Every once in a while a curator will receive a new collection of objects that has in it one very special item that begs to have its story told. This recently happened to me when I unpacked Alan Eustace’s stratospheric spacesuit. The former Google executive and engineer, along with his StratEx team, set several records on October 24, 2014 including the world’s highest altitude parachute jump at 41.425 kilometers (135,899 feet).
To accomplish his mission, Eustace wore a one-of-a-kind spacesuit that carried him from the outer edge of the atmosphere and back down to Earth. Upon the announcement of his successful jump, I immediately recognized his suit as a product of ILC Dover, the company that made the Apollo spacesuits and continues to make spacesuits for astronauts working outside the International Space Station (ISS). I immediately called Curator Tom Crouch, and we both agreed the suit should be in our collection.
Fortunately for us all, Eustace and his team agreed. The suit, balloon equipment module, and parachute rig were all donated to the Smithsonian’s National Air and Space Museum.
The first shipment, including the suit, arrived at our Paul E. Garber Preservation, Restoration, and Storage Facility in Suitland, Maryland late last spring. Along with my colleagues Marcy Borger, Amelia Kile, and Natalie Rjedkin Lee we began to unpack. To our delight, we received exactly what we had asked for, Eustace’s complete kit with absolutely no modifications whatsoever. It was as though Eustace had stripped down on the spot after his landing. He sent us everything he wore for the jump from thermal underwear on out. It was a thrilling experience.
However, one thing immediately struck us as odd. There were thermal overgloves in the shipment and they were asymmetrical. The left overglove was missing a thumb pocket. We have similar thermal overgloves in our collection from space shuttle and ISS spacesuits. The overglove had been the answer to the wide temperature fluctuations astronauts’ experienced during extra-vehicular activity (EVA). In EVA suits, the overgloves helped protect the astronauts’ hands from losing precious body heat by conduction when they touched cold tools or components of the station or shuttle. Eventually, though, astronauts gave up on the idea because the gloves were bulky and impractical for gripping tools. Heater elements incorporated into the main glove fingertips provided adequate and controllable heating.
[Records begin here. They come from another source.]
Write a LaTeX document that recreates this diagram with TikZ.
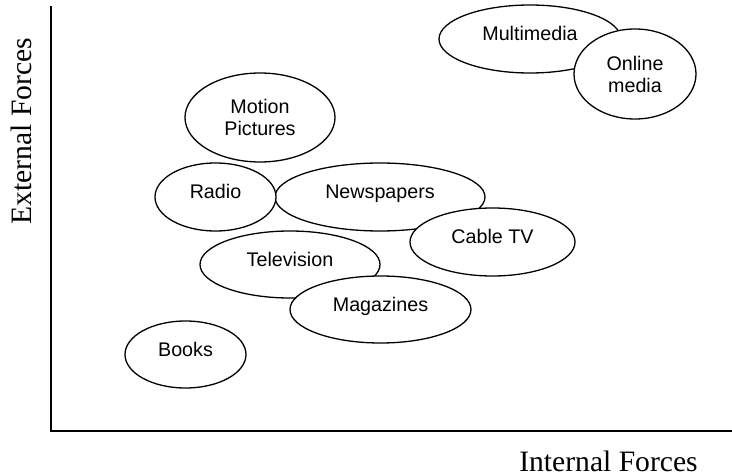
\documentclass[tikz,border=0pt]{standalone}
\usepackage{fontspec}
\setmainfont{Liberation Serif}
\newfontfamily\labelsans{Liberation Sans}
\usetikzlibrary{shapes.geometric}

\begin{document}
\begin{tikzpicture}[x=1pt,y=-1pt,
  medium/.style={ellipse, draw, line width=1.3pt, fill=white, inner sep=0pt,
                 font=\labelsans\fontsize{19.7}{22}\selectfont},
  oneline/.style={medium, text height=14pt, text depth=10pt},
  twoline/.style={medium, align=center},
  axis/.style={line width=2pt, line join=miter},
  axislabel/.style={font=\fontsize{29.6}{34}\selectfont, inner sep=0pt}]
\useasboundingbox (0,0) rectangle (732,476);

% axes
\coordinate (ytop) at (51,6);
\coordinate (origin) at (51,431);
\coordinate (xend) at (732,431);
\draw[axis] (ytop) -- (origin) -- (xend);

\node[axislabel, rotate=90, anchor=base] (ylabel) at (31,131) {External Forces};
\node[axislabel, anchor=base] (xlabel) at (608.5,471) {Internal Forces};

% media, drawn back to front where they overlap
\node[oneline, minimum width=182pt, minimum height=68pt] (multimedia) at (530,39) {Multimedia};
\node[twoline, minimum width=122pt, minimum height=90pt] (online) at (635,74) {Online\\media};
\node[twoline, minimum width=150pt, minimum height=89pt] (motion) at (260,117.5) {Motion\\Pictures};
\node[oneline, minimum width=210pt, minimum height=68pt] (newspapers) at (380,197) {Newspapers};
\node[oneline, minimum width=121pt, minimum height=68pt] (radio) at (215.5,197) {Radio};
\node[oneline, minimum width=165pt, minimum height=68pt] (cabletv) at (492.5,242) {Cable TV};
\node[oneline, minimum width=180pt, minimum height=67pt] (television) at (290,264.5) {Television};
\node[oneline, minimum width=181pt, minimum height=67pt] (magazines) at (380.5,309.5) {Magazines};
\node[oneline, minimum width=121pt, minimum height=67pt] (books) at (185.5,354.5) {Books};
\end{tikzpicture}
\end{document}
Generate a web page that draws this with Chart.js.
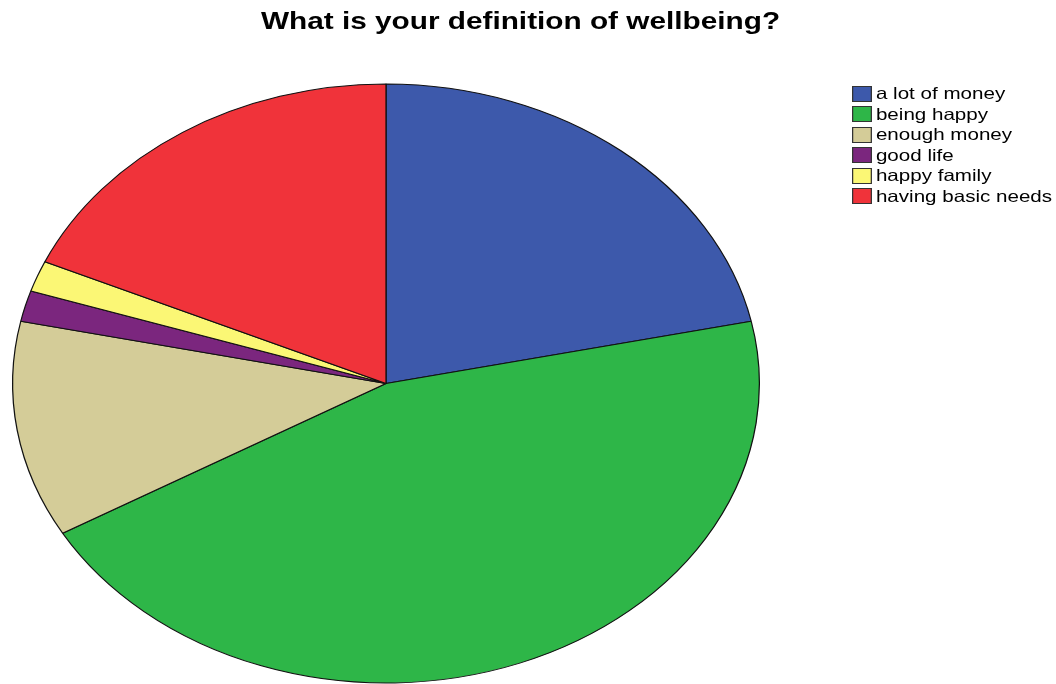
<!DOCTYPE html>
<html>
<head>
<meta charset="utf-8">
<script src="https://cdn.jsdelivr.net/npm/chart.js@4"></script>
<style>
    body { margin: 0; background: #fff; font-family: "Liberation Sans", Arial, sans-serif; }
    #wrap { position: relative; width: 1056px; height: 684px; overflow: hidden; }
    #myChart { position: absolute; left: 0; top: 0; }
    .title {
        position: absolute; left: 0; width: 1041px; top: 6px; line-height: 30px;
        text-align: center; font-weight: bold; font-size: 24px; color: #000;
        transform: scaleX(1.24); transform-origin: 520.5px 0;
    }
    .legend { position: absolute; left: 852px; top: 83.5px; transform: scaleX(1.247); transform-origin: 0 0; }
    .legend div { display: flex; align-items: center; height: 20.5px; font-size: 16.5px; white-space: nowrap; color: #000; }
    .legend span {
        display: inline-block; width: 14px; height: 14px; border: 1px solid #333;
        margin-right: 3.2px; flex: none;
    }
</style>
</head>
<body>
<div id="wrap">
    <canvas id="myChart" width="1056" height="684"></canvas>
    <div class="title" id="title"></div>
    <div class="legend" id="legend"></div>
</div>
<script>
const titleText = "What is your definition of wellbeing?";
const labels = ["a lot of money", "being happy", "enough money", "good life", "happy family", "having basic needs"];
const counts = [13, 27, 7, 1, 1, 11];
const colors = ["#3d59ab", "#2eb648", "#d4cc98", "#7b267e", "#fbf775", "#f0333a"];

// picture is stretched sideways, so the pie is an ellipse
const stretchX = 374 / 300;

document.getElementById("title").textContent = titleText;

let elLegend = document.getElementById("legend");
labels.forEach((l, i) => {
    let row = document.createElement("div");
    let box = document.createElement("span");
    box.style.background = colors[i];
    row.appendChild(box);
    row.appendChild(document.createTextNode(l));
    elLegend.appendChild(row);
});

const stretchPlugin = {
    id: "stretch",
    beforeDatasetsDraw(chart) {
        const arc = chart.getDatasetMeta(0).data[0];
        const ctx = chart.ctx;
        ctx.save();
        ctx.translate(arc.x, arc.y);
        ctx.scale(stretchX, 1);
        ctx.translate(-arc.x, -arc.y);
    },
    afterDatasetsDraw(chart) {
        chart.ctx.restore();
    }
};

const data = {
    labels: labels,
    datasets: [{
        data: counts,
        backgroundColor: colors,
        borderColor: "#111",
        borderWidth: 1
    }]
};

const config = {
    type: "pie",
    data: data,
    options: {
        responsive: false,
        animation: false,
        layout: { padding: { left: 86, right: 370, top: 83, bottom: 0 } },
        plugins: {
            legend: { display: false },
            title: { display: false },
            tooltip: { enabled: false }
        }
    },
    plugins: [stretchPlugin]
};

let myChart = new Chart(document.getElementById("myChart"), config);
</script>
</body>
</html>
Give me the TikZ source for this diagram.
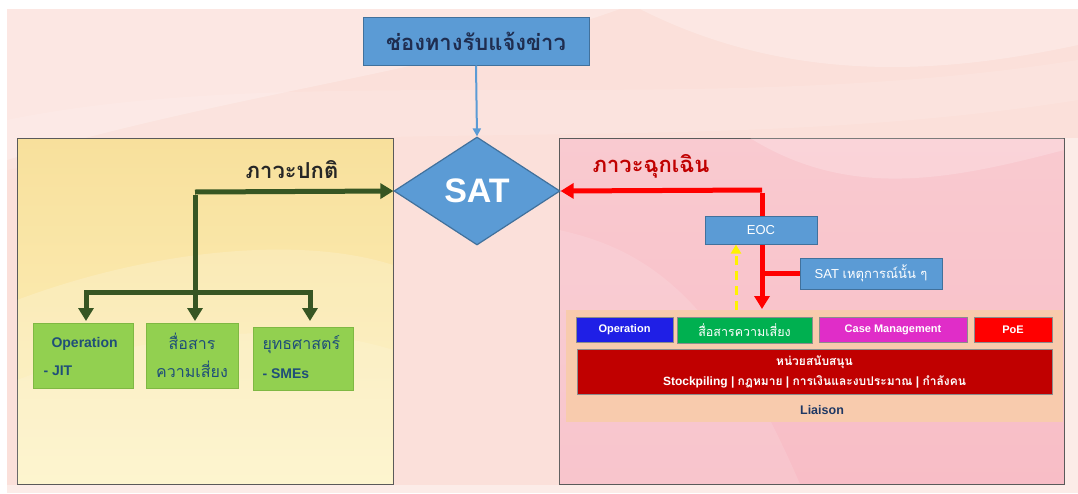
\documentclass[tikz,border=0pt]{standalone}
\usepackage{fontspec}
\setmainfont{Liberation Sans}
\newfontfamily\thai[Script=Thai]{Loma}
\usetikzlibrary{shapes.geometric,arrows.meta}
\definecolor{bgpink}{HTML}{FBE0DA}
\definecolor{boxblue}{HTML}{5B9BD5}
\definecolor{boxblueedge}{HTML}{41719C}
\definecolor{navy}{HTML}{1F2D4F}
\definecolor{gfill}{HTML}{92D050}
\definecolor{gedge}{HTML}{7FB843}
\definecolor{gtext}{HTML}{1F4E79}
\definecolor{darkgreen}{HTML}{375623}
\definecolor{emred}{HTML}{FF0000}
\definecolor{emtitle}{HTML}{C00000}
\definecolor{peach}{HTML}{F8CBAD}
\definecolor{opblue}{HTML}{1F1FE6}
\definecolor{comgreen}{HTML}{00B050}
\definecolor{casemag}{HTML}{E02DC8}
\definecolor{supred}{HTML}{C00000}
\definecolor{liaisontext}{HTML}{1F3864}
\definecolor{paneledge}{HTML}{5A5A5A}
\definecolor{ltop}{HTML}{F8E09C}
\definecolor{lbot}{HTML}{FDF2BE}
\definecolor{rtop}{HTML}{F9CAD0}
\definecolor{rbot}{HTML}{F8BDC6}
\begin{document}
\begin{tikzpicture}[x=1pt,y=-1pt,
  bluebox/.style={draw=boxblueedge, fill=boxblue, line width=1pt, inner sep=0pt},
  greenbox/.style={draw=gedge, fill=gfill, line width=0.6pt, inner sep=0pt},
  rowbox/.style={draw=black!45, line width=0.6pt, inner sep=0pt, text=white,
    font=\bfseries\fontsize{11}{13}\selectfont},
  gline/.style={draw=darkgreen, line width=5pt},
  garrow/.style={gline, -{Triangle[width=15pt,length=13pt]}},
  rline/.style={draw=emred, line width=5pt},
  rarrow/.style={rline, -{Triangle[width=15pt,length=13pt]}},
  ydash/.style={draw=yellow, line width=3pt, dash pattern=on 9pt off 6pt,
    -{Triangle[width=10pt,length=9pt]}},
  barrow/.style={draw=boxblue, line width=2pt, -{Triangle[width=8pt,length=8pt]}}
]
\useasboundingbox (0,0) rectangle (1078,493);
% background
\fill[white] (0,0) rectangle (1078,493);
\fill[bgpink] (7,9) rectangle (1078,493);
\fill[white, opacity=0.25] (7,9) -- (620,9) .. controls (450,70) and (220,95) .. (7,160) -- cycle;
\fill[white, opacity=0.25] (640,9) .. controls (800,90) and (960,70) .. (1078,45) -- (1078,9) -- cycle;
\fill[white, opacity=0.12] (7,120) .. controls (300,60) and (700,120) .. (1078,60) -- (1078,100) .. controls (700,160) and (300,110) .. (7,170) -- cycle;
\fill[white, opacity=0.4] (1064,138) rectangle (1078,493);
\fill[white, opacity=0.4] (7,485) rectangle (1064,493);

% panels
\node[draw=paneledge, line width=1pt, top color=ltop, bottom color=lbot,
  minimum width=376pt, minimum height=346pt, anchor=north west, inner sep=0pt] (lp) at (17,138) {};
\begin{scope}
  \clip (17.5,138.5) rectangle (392.5,483.5);
  \fill[white, opacity=0.18] (17,300) .. controls (150,250) and (300,235) .. (393,265) -- (393,484) -- (17,484) -- cycle;
  \fill[white, opacity=0.12] (17,380) .. controls (150,330) and (300,320) .. (393,350) -- (393,484) -- (17,484) -- cycle;
\end{scope}
\node[draw=paneledge, line width=1pt, top color=rtop, bottom color=rbot,
  minimum width=505pt, minimum height=346pt, anchor=north west, inner sep=0pt] (rp) at (559,138) {};
\begin{scope}
  \clip (559.5,138.5) rectangle (1063.5,483.5);
  \fill[white, opacity=0.2] (750,138) .. controls (850,200) and (950,180) .. (1064,150) -- (1064,138) -- cycle;
  \fill[white, opacity=0.12] (559,230) .. controls (650,250) and (720,300) .. (800,484) -- (559,484) -- cycle;
\end{scope}

% liaison panel
\node[fill=peach, minimum width=497pt, minimum height=112pt, inner sep=0pt, anchor=north west] (liaison) at (566,310) {};

% top box and diamond
\node[bluebox, minimum width=226pt, minimum height=48pt, text=navy,
  font=\thai\bfseries\fontsize{22}{24}\selectfont] (news) at (476,41) {ช่องทางรับแจ้งข่าว};
\node[diamond, draw=boxblueedge, fill=boxblue, line width=1.2pt, inner sep=0pt,
  minimum width=166pt, minimum height=108pt, text=white,
  font=\bfseries\fontsize{34}{36}\selectfont] (sat) at (477,191) {SAT};
\draw[barrow] (news.south) -- (sat.north);

% headings
\node[text=black!85, font=\thai\bfseries\fontsize{22}{24}\selectfont] (normal) at (292,170) {ภาวะปกติ};
\node[text=emtitle, font=\thai\bfseries\fontsize{22}{24}\selectfont] (emerg) at (651,166) {ภาวะฉุกเฉิน};

% green boxes
\node[greenbox, minimum width=100pt, minimum height=65pt] (b1) at (83,355.5) {};
\node[text=gtext, align=left, font=\bfseries\fontsize{14}{28}\selectfont, anchor=west] (b1t) at (40,356) {\hspace*{8pt}Operation\\- JIT};
\node[greenbox, minimum width=92pt, minimum height=65pt, text=gtext, align=center,
  font=\thai\fontsize{16}{28}\selectfont] (b2) at (192,355.5) {สื่อสาร\\ความเสี่ยง};
\node[greenbox, minimum width=100pt, minimum height=63pt] (b3) at (303,358.5) {};
\node[text=gtext, align=left, font=\fontsize{14}{29}\selectfont, anchor=west] (b3t) at (259,357) {{\thai\fontsize{16}{29}\selectfont ยุทธศาสตร์}\\\textbf{- SMEs}};

% green connectors
\coordinate (gj) at (195,192);
\coordinate (gb) at (195,292);
\coordinate (gl) at (86,292);
\coordinate (gr) at (310,292);
\draw[garrow] (gj) -- (sat.west);
\draw[gline] ([yshift=-2.5pt]gj) -- (gb);
\draw[gline, line cap=rect] (gl) -- (gr);
\draw[garrow] (gl) -- (86,321);
\draw[garrow] (gb) -- (195,321);
\draw[garrow] (gr) -- (310,321);

% red connectors
\coordinate (rj) at (762,190);
\coordinate (rend) at (762,309);
\draw[rarrow] (rj) -- (sat.east);
\draw[rline] ([yshift=-2.5pt]rj) -- (762,290);
\draw[rarrow] (762,280) -- (rend);

% EOC and SAT event
\node[bluebox, minimum width=112pt, minimum height=28pt, text=white,
  font=\fontsize{13}{15}\selectfont] (eoc) at (761,230) {EOC};
\node[bluebox, minimum width=142pt, minimum height=31pt, text=white,
  font=\fontsize{13}{15}\selectfont] (satev) at (871,273.5) {SAT {\thai เหตุการณ์นั้น ๆ}};
\draw[rline] (762,273.5) -- (satev.west);
\draw[ydash] (736,310) -- (eoc.south -| 736,0);

% row boxes
\node[rowbox, fill=opblue, minimum width=97pt, minimum height=25pt] (op) at (624.5,329.5) {Operation};
\node[rowbox, fill=comgreen, minimum width=135pt, minimum height=26pt,
  font=\thai\fontsize{12.5}{14}\selectfont] (com) at (744.5,330) {สื่อสารความเสี่ยง};
\node[rowbox, fill=casemag, minimum width=148pt, minimum height=25pt] (case) at (893,329.5) {Case Management};
\node[rowbox, fill=emred, minimum width=78pt, minimum height=25pt] (poe) at (1013,329.5) {PoE};
\node[rowbox, fill=supred, minimum width=475pt, minimum height=45pt, align=center,
  font=\bfseries\fontsize{12}{20}\selectfont] (sup) at (814.5,371.5)
  {{\thai\bfseries หน่วยสนับสนุน}\\Stockpiling | {\thai\bfseries กฎหมาย} | {\thai\bfseries การเงินและงบประมาณ} | {\thai\bfseries กำลังคน}};
\node[text=liaisontext, font=\bfseries\fontsize{12.5}{14}\selectfont] (liaisont) at (822,410) {Liaison};
\end{tikzpicture}
\end{document}
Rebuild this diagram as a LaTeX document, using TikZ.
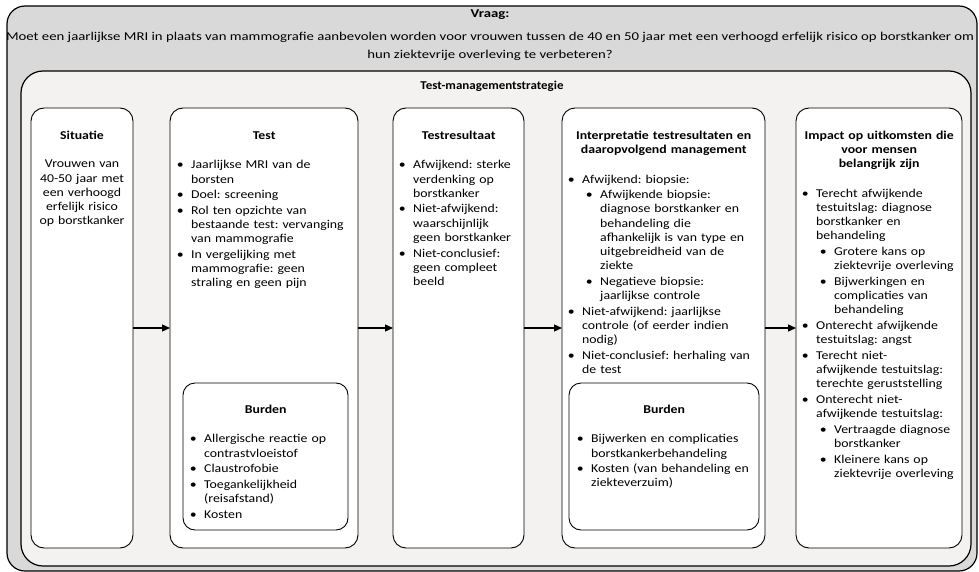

In contrast, Eustace wasn’t planning to perform any repair or installation work during his skydive, so the overgloves were an ideal solution to preserve his body heat. But there didn’t seem to be a clear reason why one glove had a thumb pocket and the other did not.
When Eustace came to the Museum to talk about his mission, I took the opportunity to ask him about the gloves. The answer was a fascinating tale of the elegant and practical ingenuity that characterizes how the entire suit was made. The suit was pressurized with pure oxygen before the balloon carried Eustace up into the stratosphere. His oxygen was what kept him alive as the he ventured into the thin atmosphere. In order to save weight, that oxygen was in limited supply—enough to get him up and down. For safety’s sake, protocol dictated that he had to be able to open up the face mask of his suit in the event that he landed outside his predicted landing zone and thus would need to wait for rescue. He would have to remove his mask before running out of oxygen.
In training, Eustace had to demonstrate that he could unlatch his face mask 20 times from each position that he was likely to land—his front, back, and both sides. Working against a pressurized glove is hard work. As much as he tried, Eustace couldn’t accomplish the task with the overgloves in place. His solution was to remove the inner thumb layer of the left glove. That tiny change in design gave Eustace the flexibility to fulfil safety requirements, while maintaining sufficient glove strength, and complete his mission.